— begin Recorded information —

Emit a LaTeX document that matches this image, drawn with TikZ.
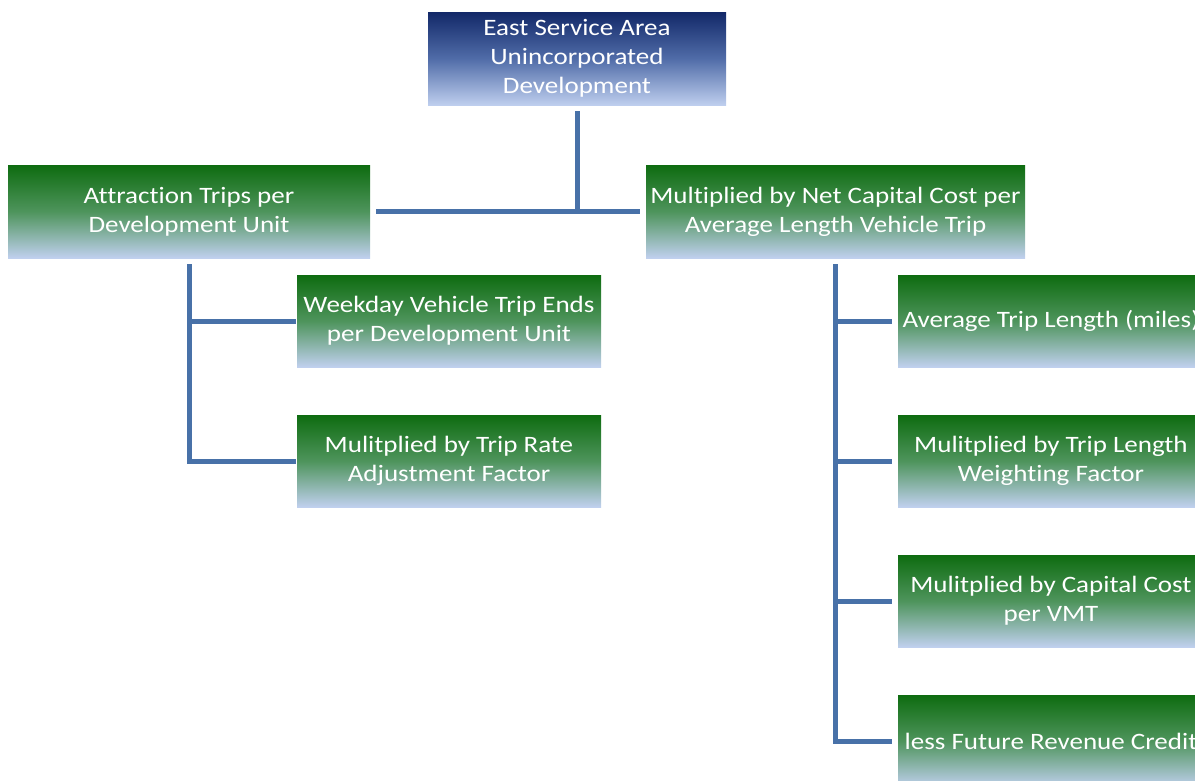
\documentclass[tikz,border=0pt]{standalone}
\usepackage{fontspec}
\setmainfont{Carlito}[FakeStretch=1.15,Ligatures=CommonOff]
\definecolor{gtop}{RGB}{14,108,16}
\definecolor{gmid}{RGB}{78,148,92}
\definecolor{gbot}{RGB}{192,208,238}
\definecolor{btop}{RGB}{18,40,104}
\definecolor{bmid}{RGB}{80,108,168}
\definecolor{bbot}{RGB}{190,206,238}
\definecolor{conncol}{RGB}{72,113,168}
\tikzset{
  gbox/.style={rectangle, inner sep=0pt, text=white, align=center,
    top color=gtop, bottom color=gbot, middle color=gmid,
    font=\fontsize{23.5}{29}\selectfont},
  bbox/.style={gbox, top color=btop, bottom color=bbot, middle color=bmid},
  conn/.style={draw=conncol, line width=5pt}
}
\begin{document}
\begin{tikzpicture}[x=1pt,y=-1pt]
\useasboundingbox (0,0) rectangle (1195,780);
\clip (0,0) rectangle (1195,780);
\node[bbox, minimum width=298pt, minimum height=93pt] (top) at (577,58.5) {East Service Area\\Unincorporated\\Development};
\node[gbox, minimum width=362pt, minimum height=93pt] (left) at (189,211.5) {Attraction Trips per\\Development Unit};
\node[gbox, minimum width=379pt, minimum height=93pt] (right) at (835.5,211.5) {Multiplied by Net Capital Cost per\\Average Length Vehicle Trip};
\node[gbox, minimum width=304pt, minimum height=92pt] (l1) at (449,321) {Weekday Vehicle Trip Ends\\per Development Unit};
\node[gbox, minimum width=304pt, minimum height=92pt] (l2) at (449,461) {Mulitplied by Trip Rate\\Adjustment Factor};
\node[gbox, minimum width=306pt, minimum height=92pt] (r1) at (1051,321) {Average Trip Length (miles)};
\node[gbox, minimum width=306pt, minimum height=92pt] (r2) at (1051,461) {Mulitplied by Trip Length\\Weighting Factor};
\node[gbox, minimum width=306pt, minimum height=92pt] (r3) at (1051,601) {Mulitplied by Capital Cost\\per VMT};
\node[gbox, minimum width=306pt, minimum height=92pt] (r4) at (1051,741) {less Future Revenue Credit};
% connectors
\draw[conn] ([xshift=6pt]left.east) -- ([xshift=-6pt]right.west);
\draw[conn] ([yshift=-6pt]top.south) -- (top.south |- left.east);
\draw[conn] ([yshift=-6pt]left.south) |- ([xshift=-1pt]l2.west);
\draw[conn] (left.south |- l1.west) -- ([xshift=-1pt]l1.west);
\draw[conn] ([yshift=-6pt]right.south) |- ([xshift=-6pt]r4.west);
\draw[conn] (right.south |- r1.west) -- ([xshift=-6pt]r1.west);
\draw[conn] (right.south |- r2.west) -- ([xshift=-6pt]r2.west);
\draw[conn] (right.south |- r3.west) -- ([xshift=-6pt]r3.west);
\end{tikzpicture}
\end{document}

— end Recorded information —

__What is being asked__
Keep every word of the data as it is when you write it out, but drop the pictures.

__Task solution__
Emit a LaTeX document that matches this image, drawn with TikZ.
\documentclass[tikz,border=0pt]{standalone}
\usepackage{fontspec}
\setmainfont{Carlito}[FakeStretch=1.15,Ligatures=CommonOff]
\definecolor{gtop}{RGB}{14,108,16}
\definecolor{gmid}{RGB}{78,148,92}
\definecolor{gbot}{RGB}{192,208,238}
\definecolor{btop}{RGB}{18,40,104}
\definecolor{bmid}{RGB}{80,108,168}
\definecolor{bbot}{RGB}{190,206,238}
\definecolor{conncol}{RGB}{72,113,168}
\tikzset{
  gbox/.style={rectangle, inner sep=0pt, text=white, align=center,
    top color=gtop, bottom color=gbot, middle color=gmid,
    font=\fontsize{23.5}{29}\selectfont},
  bbox/.style={gbox, top color=btop, bottom color=bbot, middle color=bmid},
  conn/.style={draw=conncol, line width=5pt}
}
\begin{document}
\begin{tikzpicture}[x=1pt,y=-1pt]
\useasboundingbox (0,0) rectangle (1195,780);
\clip (0,0) rectangle (1195,780);
\node[bbox, minimum width=298pt, minimum height=93pt] (top) at (577,58.5) {East Service Area\\Unincorporated\\Development};
\node[gbox, minimum width=362pt, minimum height=93pt] (left) at (189,211.5) {Attraction Trips per\\Development Unit};
\node[gbox, minimum width=379pt, minimum height=93pt] (right) at (835.5,211.5) {Multiplied by Net Capital Cost per\\Average Length Vehicle Trip};
\node[gbox, minimum width=304pt, minimum height=92pt] (l1) at (449,321) {Weekday Vehicle Trip Ends\\per Development Unit};
\node[gbox, minimum width=304pt, minimum height=92pt] (l2) at (449,461) {Mulitplied by Trip Rate\\Adjustment Factor};
\node[gbox, minimum width=306pt, minimum height=92pt] (r1) at (1051,321) {Average Trip Length (miles)};
\node[gbox, minimum width=306pt, minimum height=92pt] (r2) at (1051,461) {Mulitplied by Trip Length\\Weighting Factor};
\node[gbox, minimum width=306pt, minimum height=92pt] (r3) at (1051,601) {Mulitplied by Capital Cost\\per VMT};
\node[gbox, minimum width=306pt, minimum height=92pt] (r4) at (1051,741) {less Future Revenue Credit};
% connectors
\draw[conn] ([xshift=6pt]left.east) -- ([xshift=-6pt]right.west);
\draw[conn] ([yshift=-6pt]top.south) -- (top.south |- left.east);
\draw[conn] ([yshift=-6pt]left.south) |- ([xshift=-1pt]l2.west);
\draw[conn] (left.south |- l1.west) -- ([xshift=-1pt]l1.west);
\draw[conn] ([yshift=-6pt]right.south) |- ([xshift=-6pt]r4.west);
\draw[conn] (right.south |- r1.west) -- ([xshift=-6pt]r1.west);
\draw[conn] (right.south |- r2.west) -- ([xshift=-6pt]r2.west);
\draw[conn] (right.south |- r3.west) -- ([xshift=-6pt]r3.west);
\end{tikzpicture}
\end{document}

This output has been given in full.